%%

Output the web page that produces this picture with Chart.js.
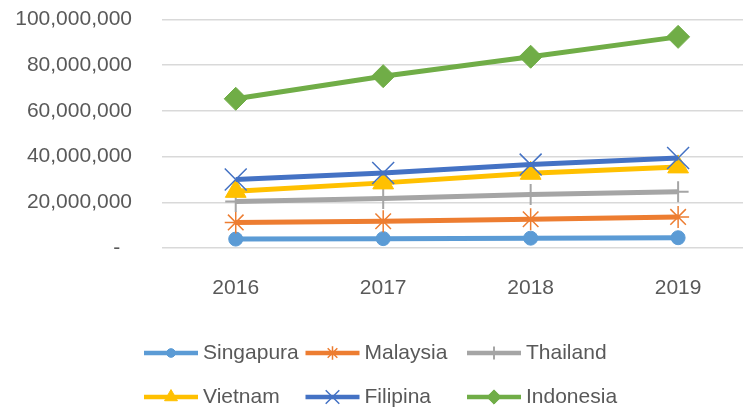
<!DOCTYPE html>
<html>
<head>
<meta charset="utf-8">
<script src="https://cdn.jsdelivr.net/npm/chart.js@4.4.1/dist/chart.umd.min.js"></script>
<style>
  html, body { margin: 0; padding: 0; background: #fff; }
  #wrap { width: 743px; height: 409px; }
</style>
</head>
<body>
<div id="wrap"><canvas id="grafico" width="743" height="409"></canvas></div>
<script>
const tahun = ['2016', '2017', '2018', '2019'];

const singapura = [3900000, 4100000, 4300000, 4500000];
const malaysia = [11200000, 11700000, 12600000, 13600000];
const thailand = [20300000, 21700000, 23400000, 24600000];
const vietnam = [24800000, 28500000, 32700000, 35500000];
const filipina = [30000000, 32800000, 36500000, 39400000];
const indonesia = [65300000, 75200000, 83700000, 92400000];

const yTicks = [0, 20000000, 40000000, 60000000, 80000000, 100000000];

const FONT = '"Liberation Sans", Arial, sans-serif';
const TEXT = '#595959';

function serie(label, data, color, style, radius, bw, order) {
    return {
        label: label,
        // titik x = indeks tahun, supaya sumbu x bisa dipotong di kanan seperti aslinya
        data: data.map((v, i) => ({ x: i, y: v })),
        borderColor: color,
        backgroundColor: color,
        borderWidth: 5,
        pointStyle: style,
        pointRadius: radius,
        pointBorderColor: color,
        pointBackgroundColor: color,
        pointBorderWidth: bw,
        tension: 0,
        order: order
    };
}

const datasets = [
    serie('Singapura', singapura, '#5B9BD5', 'circle', 7, 1, 6),
    serie('Malaysia', malaysia, '#ED7D31', 'star', 11, 1.5, 5),
    serie('Thailand', thailand, '#A5A5A5', 'cross', 10.5, 2, 4),
    serie('Vietnam', vietnam, '#FFC000', 'triangle', 12, 1, 3),
    serie('Filipina', filipina, '#4472C4', 'crossRot', 15.5, 1.5, 2),
    serie('Indonesia', indonesia, '#70AD47', 'rectRot', 11.5, 1, 1)
];

// legenda: 3 kolom, 2 baris, garis + marker
const legendaPlugin = {
    id: 'legenda',
    afterDraw(chart) {
        const ctx = chart.ctx;
        const colX = [144, 305.5, 467];
        const rowY = [353, 397];
        ctx.save();
        datasets.forEach((ds, i) => {
            const x = colX[i % 3];
            const y = rowY[Math.floor(i / 3)];
            ctx.strokeStyle = ds.borderColor;
            ctx.lineWidth = 4.5;
            ctx.beginPath();
            ctx.moveTo(x, y);
            ctx.lineTo(x + 54, y);
            ctx.stroke();
            ctx.fillStyle = ds.backgroundColor;
            ctx.strokeStyle = ds.borderColor;
            ctx.lineWidth = ds.pointBorderWidth;
            Chart.helpers.drawPoint(ctx, {
                pointStyle: ds.pointStyle,
                radius: ds.pointRadius * 0.62,
                rotation: 0,
                borderWidth: ds.pointBorderWidth
            }, x + 27, y);
            ctx.fillStyle = TEXT;
            ctx.font = '21px ' + FONT;
            ctx.textAlign = 'left';
            ctx.textBaseline = 'middle';
            ctx.fillText(ds.label, x + 59, y);
        });
        ctx.restore();
    }
};

const ctx = document.getElementById('grafico').getContext('2d');
const grafico = new Chart(ctx, {
    type: 'line',
    data: {
        datasets: datasets
    },
    options: {
        responsive: false,
        animation: false,
        layout: {
            autoPadding: false,
            padding: { top: 19.5, left: 0, right: 0, bottom: 108.4 }
        },
        plugins: {
            legend: { display: false },
            tooltip: { enabled: false }
        },
        scales: {
            x: {
                type: 'linear',
                min: -0.5,
                max: 3.44,
                afterBuildTicks(scale) {
                    scale.ticks = tahun.map((t, i) => ({ value: i }));
                },
                afterFit(scale) {
                    scale.height = 52.6;
                    scale.paddingLeft = 0;
                    scale.paddingRight = 0;
                },
                grid: { display: false, drawTicks: false },
                border: { display: false },
                ticks: {
                    color: TEXT,
                    font: { family: FONT, size: 21 },
                    padding: 27.4,
                    maxRotation: 0,
                    autoSkip: false,
                    callback: v => tahun[v]
                }
            },
            y: {
                min: 0,
                max: 100000000,
                afterBuildTicks(scale) {
                    scale.ticks = yTicks.map(v => ({ value: v }));
                },
                afterFit(scale) {
                    scale.width = 162;
                    scale.paddingTop = 0;
                    scale.paddingBottom = 0;
                },
                grid: { color: '#D9D9D9', lineWidth: 1.5, drawTicks: false },
                border: { display: false },
                ticks: {
                    color: TEXT,
                    font: { family: FONT, size: 21 },
                    padding: 30,
                    callback: v => v === 0 ? '-\u00a0\u00a0' : v.toLocaleString('en-US')
                }
            }
        }
    },
    plugins: [legendaPlugin]
});
</script>
</body>
</html>
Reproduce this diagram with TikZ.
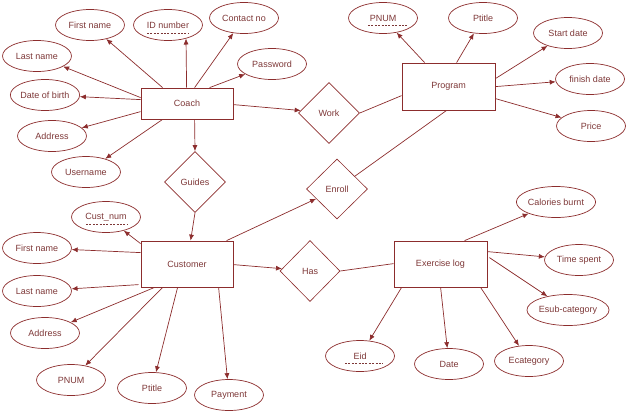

%%

=== WHAT YOU HAVE TO DO ===
The records above must be printed exactly; the pictures stay out.

=== TASK ANSWER ===
Output the web page that produces this picture with Chart.js.
<!DOCTYPE html>
<html>
<head>
<meta charset="utf-8">
<script src="https://cdn.jsdelivr.net/npm/chart.js@4.4.1/dist/chart.umd.min.js"></script>
<style>
  html, body { margin: 0; padding: 0; background: #fff; }
  #wrap { width: 743px; height: 409px; }
</style>
</head>
<body>
<div id="wrap"><canvas id="grafico" width="743" height="409"></canvas></div>
<script>
const tahun = ['2016', '2017', '2018', '2019'];

const singapura = [3900000, 4100000, 4300000, 4500000];
const malaysia = [11200000, 11700000, 12600000, 13600000];
const thailand = [20300000, 21700000, 23400000, 24600000];
const vietnam = [24800000, 28500000, 32700000, 35500000];
const filipina = [30000000, 32800000, 36500000, 39400000];
const indonesia = [65300000, 75200000, 83700000, 92400000];

const yTicks = [0, 20000000, 40000000, 60000000, 80000000, 100000000];

const FONT = '"Liberation Sans", Arial, sans-serif';
const TEXT = '#595959';

function serie(label, data, color, style, radius, bw, order) {
    return {
        label: label,
        // titik x = indeks tahun, supaya sumbu x bisa dipotong di kanan seperti aslinya
        data: data.map((v, i) => ({ x: i, y: v })),
        borderColor: color,
        backgroundColor: color,
        borderWidth: 5,
        pointStyle: style,
        pointRadius: radius,
        pointBorderColor: color,
        pointBackgroundColor: color,
        pointBorderWidth: bw,
        tension: 0,
        order: order
    };
}

const datasets = [
    serie('Singapura', singapura, '#5B9BD5', 'circle', 7, 1, 6),
    serie('Malaysia', malaysia, '#ED7D31', 'star', 11, 1.5, 5),
    serie('Thailand', thailand, '#A5A5A5', 'cross', 10.5, 2, 4),
    serie('Vietnam', vietnam, '#FFC000', 'triangle', 12, 1, 3),
    serie('Filipina', filipina, '#4472C4', 'crossRot', 15.5, 1.5, 2),
    serie('Indonesia', indonesia, '#70AD47', 'rectRot', 11.5, 1, 1)
];

// legenda: 3 kolom, 2 baris, garis + marker
const legendaPlugin = {
    id: 'legenda',
    afterDraw(chart) {
        const ctx = chart.ctx;
        const colX = [144, 305.5, 467];
        const rowY = [353, 397];
        ctx.save();
        datasets.forEach((ds, i) => {
            const x = colX[i % 3];
            const y = rowY[Math.floor(i / 3)];
            ctx.strokeStyle = ds.borderColor;
            ctx.lineWidth = 4.5;
            ctx.beginPath();
            ctx.moveTo(x, y);
            ctx.lineTo(x + 54, y);
            ctx.stroke();
            ctx.fillStyle = ds.backgroundColor;
            ctx.strokeStyle = ds.borderColor;
            ctx.lineWidth = ds.pointBorderWidth;
            Chart.helpers.drawPoint(ctx, {
                pointStyle: ds.pointStyle,
                radius: ds.pointRadius * 0.62,
                rotation: 0,
                borderWidth: ds.pointBorderWidth
            }, x + 27, y);
            ctx.fillStyle = TEXT;
            ctx.font = '21px ' + FONT;
            ctx.textAlign = 'left';
            ctx.textBaseline = 'middle';
            ctx.fillText(ds.label, x + 59, y);
        });
        ctx.restore();
    }
};

const ctx = document.getElementById('grafico').getContext('2d');
const grafico = new Chart(ctx, {
    type: 'line',
    data: {
        datasets: datasets
    },
    options: {
        responsive: false,
        animation: false,
        layout: {
            autoPadding: false,
            padding: { top: 19.5, left: 0, right: 0, bottom: 108.4 }
        },
        plugins: {
            legend: { display: false },
            tooltip: { enabled: false }
        },
        scales: {
            x: {
                type: 'linear',
                min: -0.5,
                max: 3.44,
                afterBuildTicks(scale) {
                    scale.ticks = tahun.map((t, i) => ({ value: i }));
                },
                afterFit(scale) {
                    scale.height = 52.6;
                    scale.paddingLeft = 0;
                    scale.paddingRight = 0;
                },
                grid: { display: false, drawTicks: false },
                border: { display: false },
                ticks: {
                    color: TEXT,
                    font: { family: FONT, size: 21 },
                    padding: 27.4,
                    maxRotation: 0,
                    autoSkip: false,
                    callback: v => tahun[v]
                }
            },
            y: {
                min: 0,
                max: 100000000,
                afterBuildTicks(scale) {
                    scale.ticks = yTicks.map(v => ({ value: v }));
                },
                afterFit(scale) {
                    scale.width = 162;
                    scale.paddingTop = 0;
                    scale.paddingBottom = 0;
                },
                grid: { color: '#D9D9D9', lineWidth: 1.5, drawTicks: false },
                border: { display: false },
                ticks: {
                    color: TEXT,
                    font: { family: FONT, size: 21 },
                    padding: 30,
                    callback: v => v === 0 ? '-\u00a0\u00a0' : v.toLocaleString('en-US')
                }
            }
        }
    },
    plugins: [legendaPlugin]
});
</script>
</body>
</html>
Reproduce this diagram with TikZ.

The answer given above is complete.